◆ Task description
Only the lines from the start of the data through the line with "plt.rcParams['font.family'] = ['Liberation" belong in the copy. Restate them word for word, minus the pictures.
——————
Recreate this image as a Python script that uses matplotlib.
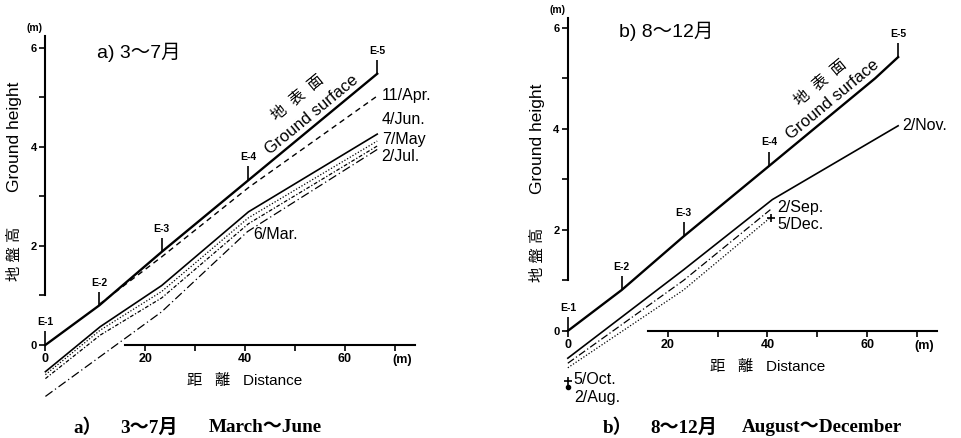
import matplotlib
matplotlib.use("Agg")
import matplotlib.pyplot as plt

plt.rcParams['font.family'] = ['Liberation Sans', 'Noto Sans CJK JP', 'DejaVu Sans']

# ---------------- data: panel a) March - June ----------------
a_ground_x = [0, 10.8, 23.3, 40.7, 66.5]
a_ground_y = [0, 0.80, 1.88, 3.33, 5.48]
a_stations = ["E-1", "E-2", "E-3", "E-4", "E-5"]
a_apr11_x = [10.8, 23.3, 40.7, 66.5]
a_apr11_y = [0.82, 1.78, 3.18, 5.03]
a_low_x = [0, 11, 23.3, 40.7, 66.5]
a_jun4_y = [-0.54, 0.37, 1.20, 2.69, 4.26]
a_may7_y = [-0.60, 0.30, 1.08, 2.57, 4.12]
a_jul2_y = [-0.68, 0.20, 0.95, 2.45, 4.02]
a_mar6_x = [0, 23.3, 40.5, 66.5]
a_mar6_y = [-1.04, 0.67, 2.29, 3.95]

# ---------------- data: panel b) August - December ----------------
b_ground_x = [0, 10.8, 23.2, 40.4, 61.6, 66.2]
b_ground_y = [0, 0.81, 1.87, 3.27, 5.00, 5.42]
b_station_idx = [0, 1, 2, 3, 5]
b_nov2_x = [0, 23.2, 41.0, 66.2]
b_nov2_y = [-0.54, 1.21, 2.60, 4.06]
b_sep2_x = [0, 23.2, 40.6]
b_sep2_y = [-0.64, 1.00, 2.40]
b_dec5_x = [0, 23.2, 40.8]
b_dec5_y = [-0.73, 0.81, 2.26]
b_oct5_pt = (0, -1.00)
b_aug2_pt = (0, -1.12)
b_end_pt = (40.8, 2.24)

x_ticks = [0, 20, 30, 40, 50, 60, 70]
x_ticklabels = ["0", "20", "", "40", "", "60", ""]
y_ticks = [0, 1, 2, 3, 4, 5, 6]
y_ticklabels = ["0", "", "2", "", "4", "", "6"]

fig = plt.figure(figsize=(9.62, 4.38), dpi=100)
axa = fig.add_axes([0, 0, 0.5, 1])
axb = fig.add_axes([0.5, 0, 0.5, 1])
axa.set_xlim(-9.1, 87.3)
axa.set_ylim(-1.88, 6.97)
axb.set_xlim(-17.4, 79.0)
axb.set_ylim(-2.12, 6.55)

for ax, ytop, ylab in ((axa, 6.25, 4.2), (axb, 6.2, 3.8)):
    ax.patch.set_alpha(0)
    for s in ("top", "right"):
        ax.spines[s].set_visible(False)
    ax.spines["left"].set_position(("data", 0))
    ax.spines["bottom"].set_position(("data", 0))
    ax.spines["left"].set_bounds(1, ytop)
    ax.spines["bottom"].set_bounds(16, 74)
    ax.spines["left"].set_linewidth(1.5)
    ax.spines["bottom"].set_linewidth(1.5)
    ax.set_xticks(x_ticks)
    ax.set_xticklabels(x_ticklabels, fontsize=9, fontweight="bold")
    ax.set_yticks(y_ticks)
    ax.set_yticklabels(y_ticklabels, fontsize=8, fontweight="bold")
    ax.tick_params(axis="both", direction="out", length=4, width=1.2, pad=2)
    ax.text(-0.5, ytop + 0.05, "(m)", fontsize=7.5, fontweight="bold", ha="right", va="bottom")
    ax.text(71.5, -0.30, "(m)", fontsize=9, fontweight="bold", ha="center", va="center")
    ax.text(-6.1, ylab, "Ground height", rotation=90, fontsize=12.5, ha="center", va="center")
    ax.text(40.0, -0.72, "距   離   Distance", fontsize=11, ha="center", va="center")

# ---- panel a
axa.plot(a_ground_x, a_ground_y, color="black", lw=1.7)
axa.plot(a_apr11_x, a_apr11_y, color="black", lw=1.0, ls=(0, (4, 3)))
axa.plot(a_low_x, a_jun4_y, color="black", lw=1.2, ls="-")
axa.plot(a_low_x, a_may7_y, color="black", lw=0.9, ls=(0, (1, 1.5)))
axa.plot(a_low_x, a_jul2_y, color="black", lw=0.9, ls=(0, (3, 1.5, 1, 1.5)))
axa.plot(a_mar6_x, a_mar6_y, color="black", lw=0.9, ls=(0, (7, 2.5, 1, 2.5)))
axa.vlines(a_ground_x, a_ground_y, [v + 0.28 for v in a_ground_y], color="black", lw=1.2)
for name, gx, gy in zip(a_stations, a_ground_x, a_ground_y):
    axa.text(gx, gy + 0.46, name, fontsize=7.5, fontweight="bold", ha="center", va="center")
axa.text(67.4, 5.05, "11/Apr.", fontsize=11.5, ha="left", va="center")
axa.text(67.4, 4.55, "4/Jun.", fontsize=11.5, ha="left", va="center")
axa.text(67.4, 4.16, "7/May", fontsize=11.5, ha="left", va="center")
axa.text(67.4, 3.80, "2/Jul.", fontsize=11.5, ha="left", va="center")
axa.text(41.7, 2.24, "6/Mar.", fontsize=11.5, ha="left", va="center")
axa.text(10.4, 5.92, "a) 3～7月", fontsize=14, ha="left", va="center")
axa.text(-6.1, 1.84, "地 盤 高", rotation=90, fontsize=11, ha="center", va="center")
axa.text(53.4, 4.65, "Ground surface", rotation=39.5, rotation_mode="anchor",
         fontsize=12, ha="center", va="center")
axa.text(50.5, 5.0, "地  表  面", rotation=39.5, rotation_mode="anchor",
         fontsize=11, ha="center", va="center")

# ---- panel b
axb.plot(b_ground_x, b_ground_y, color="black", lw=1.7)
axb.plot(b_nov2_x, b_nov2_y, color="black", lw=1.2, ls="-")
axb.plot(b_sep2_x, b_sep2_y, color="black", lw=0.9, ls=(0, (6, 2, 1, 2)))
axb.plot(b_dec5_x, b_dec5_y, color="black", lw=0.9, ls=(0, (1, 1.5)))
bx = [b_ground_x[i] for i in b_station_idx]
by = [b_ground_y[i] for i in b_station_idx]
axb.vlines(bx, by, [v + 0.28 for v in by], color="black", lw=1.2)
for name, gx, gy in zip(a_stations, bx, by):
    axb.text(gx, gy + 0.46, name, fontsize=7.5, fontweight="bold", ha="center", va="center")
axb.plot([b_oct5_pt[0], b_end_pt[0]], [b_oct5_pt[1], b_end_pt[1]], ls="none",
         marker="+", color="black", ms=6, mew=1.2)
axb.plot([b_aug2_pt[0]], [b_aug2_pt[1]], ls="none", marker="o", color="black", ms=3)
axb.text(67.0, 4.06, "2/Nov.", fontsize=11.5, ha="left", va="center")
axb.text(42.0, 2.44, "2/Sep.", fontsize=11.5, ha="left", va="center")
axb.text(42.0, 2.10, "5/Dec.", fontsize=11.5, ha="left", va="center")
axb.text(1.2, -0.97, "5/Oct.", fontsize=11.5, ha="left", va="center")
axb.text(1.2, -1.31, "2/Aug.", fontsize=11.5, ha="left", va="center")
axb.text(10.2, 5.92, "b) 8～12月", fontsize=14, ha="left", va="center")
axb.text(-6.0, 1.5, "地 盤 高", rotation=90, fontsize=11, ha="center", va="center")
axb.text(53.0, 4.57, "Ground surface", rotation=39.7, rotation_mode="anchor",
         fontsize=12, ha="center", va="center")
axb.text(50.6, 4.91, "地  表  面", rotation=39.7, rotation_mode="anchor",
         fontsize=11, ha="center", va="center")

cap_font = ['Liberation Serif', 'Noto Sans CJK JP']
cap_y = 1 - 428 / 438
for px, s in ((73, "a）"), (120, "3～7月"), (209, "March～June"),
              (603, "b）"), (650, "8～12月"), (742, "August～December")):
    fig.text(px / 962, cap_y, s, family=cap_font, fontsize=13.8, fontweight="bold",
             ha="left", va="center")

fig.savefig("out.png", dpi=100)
——————
◆ Solution
Recreate this image as a Python script that uses matplotlib.
import matplotlib
matplotlib.use("Agg")
import matplotlib.pyplot as plt

plt.rcParams['font.family'] = ['Liberation Sans', 'Noto Sans CJK JP', 'DejaVu Sans']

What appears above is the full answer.